EXERCISE REQUIREMENTS> Your copy of the material below should match it exactly, except that it holds no pictures.

DATA SEGMENT>
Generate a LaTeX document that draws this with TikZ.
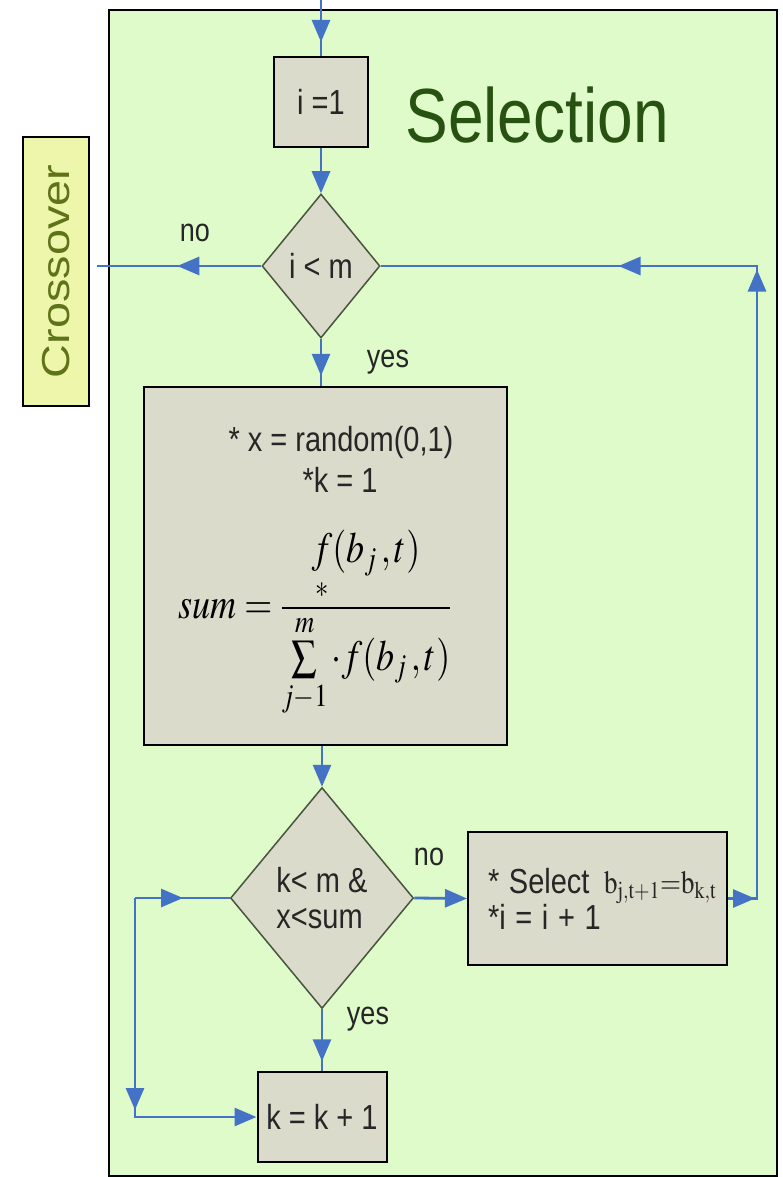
\documentclass[tikz,border=0pt]{standalone}
\usepackage{amsmath}
\usepackage{mathptmx}
\usepackage[no-math]{fontspec}
\setmainfont{Liberation Sans}
\usepackage{graphicx}
\usepackage{xcolor}
\usetikzlibrary{arrows.meta,shapes.geometric,decorations.markings}

\definecolor{panelgreen}{RGB}{223,251,202}
\definecolor{boxgray}{RGB}{219,219,203}
\definecolor{crossyellow}{RGB}{238,246,172}
\definecolor{flowblue}{RGB}{68,114,196}
\definecolor{titlegreen}{RGB}{40,82,18}
\definecolor{crossolive}{RGB}{95,115,25}
\definecolor{rimgray}{RGB}{70,85,60}

% the scanned picture is stretched upright
\newcommand{\tall}[1]{\scalebox{1}[1.2]{#1}}

\begin{document}
\begin{tikzpicture}[x=1pt, y=-1pt,
    box/.style={draw=black, line width=2pt, fill=boxgray, inner sep=0pt},
    dec/.style={diamond, draw=rimgray, line width=1.5pt, fill=boxgray, inner sep=0pt},
    txt/.style={font=\fontsize{29}{36}\selectfont, text=black!85},
    lbl/.style={font=\fontsize{27}{30}\selectfont, text=black!85},
    wire/.style={draw=flowblue, line width=2.8pt},
    tip/.style={-{Triangle[length=22pt,width=18pt]}},
    head/.style={postaction={decorate, decoration={markings,
        mark=at position #1 with {\arrow{Triangle[length=22pt,width=18pt]}}}}}]
    \path[use as bounding box, fill=white] (0,0) rectangle (783,1177);
    % panels
    \node[draw=black, line width=2pt, fill=panelgreen, minimum width=668pt, minimum height=1166pt,
      anchor=north west, inner sep=0pt] (panel) at (108,9) {};
    \node[rotate=90, draw=black, line width=2pt, fill=crossyellow, minimum width=269pt, minimum height=66pt,
      inner sep=0pt, text=crossolive, font=\fontsize{39}{39}\selectfont] (cross) at (56,271.5)
      {\scalebox{1.2}[1]{Crossover}};
    \node[text=titlegreen, font=\fontsize{64}{64}\selectfont] (title) at (537,115) {\tall{Selection}};
    % steps
    \node[box, txt, minimum width=94pt, minimum height=90pt] (init) at (321,102) {\tall{i =1}};
    \node[dec, txt, minimum width=118pt, minimum height=144pt] (testi) at (321,266) {\tall{i < m}};
    \node[box, minimum width=363pt, minimum height=358pt] (calc) at (325.5,566) {};
    \node[txt] (rnd) at (341,442) {\tall{* x = random(0,1)}};
    \node[txt] (kone) at (340,480) {\tall{*k = 1}};
    \node[font=\fontsize{36}{40}\selectfont] (frm) at (315,624)
      {\tall{$\displaystyle sum = \frac{\underset{*}{f}(b_j\,,t)}{\sum\limits_{j-1}^{m}\cdot f(b_j\,,t)}$}};
    \node[dec, txt, align=left, minimum width=183pt, minimum height=221pt] (testk) at (322,898)
      {\tall{k< m \&}\\\tall{x<sum}};
    \node[box, txt, align=left, minimum width=259pt, minimum height=133pt, inner xsep=20pt, text width=219pt]
      (pick) at (597.5,898.5)
      {\tall{* Select\enspace{\fontsize{27}{30}\selectfont$\mathrm{b}_{\mathrm{j,t+1}}{=}\mathrm{b}_{\mathrm{k,t}}$}}\\\tall{*i = i + 1}};
    \node[box, txt, minimum width=129pt, minimum height=90pt] (incr) at (322,1117) {\tall{k = k + 1}};
    % branch labels
    \node[lbl] (no1) at (195,233) {\tall{no}};
    \node[lbl] (yes1) at (388,362) {\tall{yes}};
    \node[lbl] (no2) at (429,857) {\tall{no}};
    \node[lbl] (yes2) at (368,1019) {\tall{yes}};
    % loose ends of the connectors
    \coordinate (entry) at (321,0);
    \coordinate (exit) at (97,266);
    \coordinate (back) at (757,898.5);
    \coordinate (lp) at (135,898);
    % connectors
    \draw[wire, head=42pt] (entry) -- (init.north);
    \draw[wire, tip] (init.south) -- (testi.north);
    \draw[wire, head=37pt] (testi.south) -- (testi.south |- calc.north);
    \draw[wire, head=84pt] (testi.west) -- (exit);
    \draw[wire, tip] (calc.south -| testk.north) -- (testk.north);
    \draw[wire, tip] (testk.east) -- (pick.west);
    \draw[wire, head=52pt] (testk.south) -- (incr.north);
    \draw[wire, head=27pt, head=658pt, head=800pt] (pick.east) -- (back) |- (testi.east);
    \draw[wire, head=48pt] (lp) -- (testk.west);
    \draw[wire, tip, head=212pt] (lp) |- (incr.west);
\end{tikzpicture}
\end{document}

THE REPLY>
Generate a LaTeX document that draws this with TikZ.
\documentclass[tikz,border=0pt]{standalone}
\usepackage{amsmath}
\usepackage{mathptmx}
\usepackage[no-math]{fontspec}
\setmainfont{Liberation Sans}
\usepackage{graphicx}
\usepackage{xcolor}
\usetikzlibrary{arrows.meta,shapes.geometric,decorations.markings}

\definecolor{panelgreen}{RGB}{223,251,202}
\definecolor{boxgray}{RGB}{219,219,203}
\definecolor{crossyellow}{RGB}{238,246,172}
\definecolor{flowblue}{RGB}{68,114,196}
\definecolor{titlegreen}{RGB}{40,82,18}
\definecolor{crossolive}{RGB}{95,115,25}
\definecolor{rimgray}{RGB}{70,85,60}

% the scanned picture is stretched upright
\newcommand{\tall}[1]{\scalebox{1}[1.2]{#1}}

\begin{document}
\begin{tikzpicture}[x=1pt, y=-1pt,
    box/.style={draw=black, line width=2pt, fill=boxgray, inner sep=0pt},
    dec/.style={diamond, draw=rimgray, line width=1.5pt, fill=boxgray, inner sep=0pt},
    txt/.style={font=\fontsize{29}{36}\selectfont, text=black!85},
    lbl/.style={font=\fontsize{27}{30}\selectfont, text=black!85},
    wire/.style={draw=flowblue, line width=2.8pt},
    tip/.style={-{Triangle[length=22pt,width=18pt]}},
    head/.style={postaction={decorate, decoration={markings,
        mark=at position #1 with {\arrow{Triangle[length=22pt,width=18pt]}}}}}]
    \path[use as bounding box, fill=white] (0,0) rectangle (783,1177);
    % panels
    \node[draw=black, line width=2pt, fill=panelgreen, minimum width=668pt, minimum height=1166pt,
      anchor=north west, inner sep=0pt] (panel) at (108,9) {};
    \node[rotate=90, draw=black, line width=2pt, fill=crossyellow, minimum width=269pt, minimum height=66pt,
      inner sep=0pt, text=crossolive, font=\fontsize{39}{39}\selectfont] (cross) at (56,271.5)
      {\scalebox{1.2}[1]{Crossover}};
    \node[text=titlegreen, font=\fontsize{64}{64}\selectfont] (title) at (537,115) {\tall{Selection}};
    % steps
    \node[box, txt, minimum width=94pt, minimum height=90pt] (init) at (321,102) {\tall{i =1}};
    \node[dec, txt, minimum width=118pt, minimum height=144pt] (testi) at (321,266) {\tall{i < m}};
    \node[box, minimum width=363pt, minimum height=358pt] (calc) at (325.5,566) {};
    \node[txt] (rnd) at (341,442) {\tall{* x = random(0,1)}};
    \node[txt] (kone) at (340,480) {\tall{*k = 1}};
    \node[font=\fontsize{36}{40}\selectfont] (frm) at (315,624)
      {\tall{$\displaystyle sum = \frac{\underset{*}{f}(b_j\,,t)}{\sum\limits_{j-1}^{m}\cdot f(b_j\,,t)}$}};
    \node[dec, txt, align=left, minimum width=183pt, minimum height=221pt] (testk) at (322,898)
      {\tall{k< m \&}\\\tall{x<sum}};
    \node[box, txt, align=left, minimum width=259pt, minimum height=133pt, inner xsep=20pt, text width=219pt]
      (pick) at (597.5,898.5)
      {\tall{* Select\enspace{\fontsize{27}{30}\selectfont$\mathrm{b}_{\mathrm{j,t+1}}{=}\mathrm{b}_{\mathrm{k,t}}$}}\\\tall{*i = i + 1}};
    \node[box, txt, minimum width=129pt, minimum height=90pt] (incr) at (322,1117) {\tall{k = k + 1}};
    % branch labels
    \node[lbl] (no1) at (195,233) {\tall{no}};
    \node[lbl] (yes1) at (388,362) {\tall{yes}};
    \node[lbl] (no2) at (429,857) {\tall{no}};
    \node[lbl] (yes2) at (368,1019) {\tall{yes}};
    % loose ends of the connectors
    \coordinate (entry) at (321,0);
    \coordinate (exit) at (97,266);
    \coordinate (back) at (757,898.5);
    \coordinate (lp) at (135,898);
    % connectors
    \draw[wire, head=42pt] (entry) -- (init.north);
    \draw[wire, tip] (init.south) -- (testi.north);
    \draw[wire, head=37pt] (testi.south) -- (testi.south |- calc.north);
    \draw[wire, head=84pt] (testi.west) -- (exit);
    \draw[wire, tip] (calc.south -| testk.north) -- (testk.north);
    \draw[wire, tip] (testk.east) -- (pick.west);
    \draw[wire, head=52pt] (testk.south) -- (incr.north);
    \draw[wire, head=27pt, head=658pt, head=800pt] (pick.east) -- (back) |- (testi.east);
    \draw[wire, head=48pt] (lp) -- (testk.west);
    \draw[wire, tip, head=212pt] (lp) |- (incr.west);
\end{tikzpicture}
\end{document}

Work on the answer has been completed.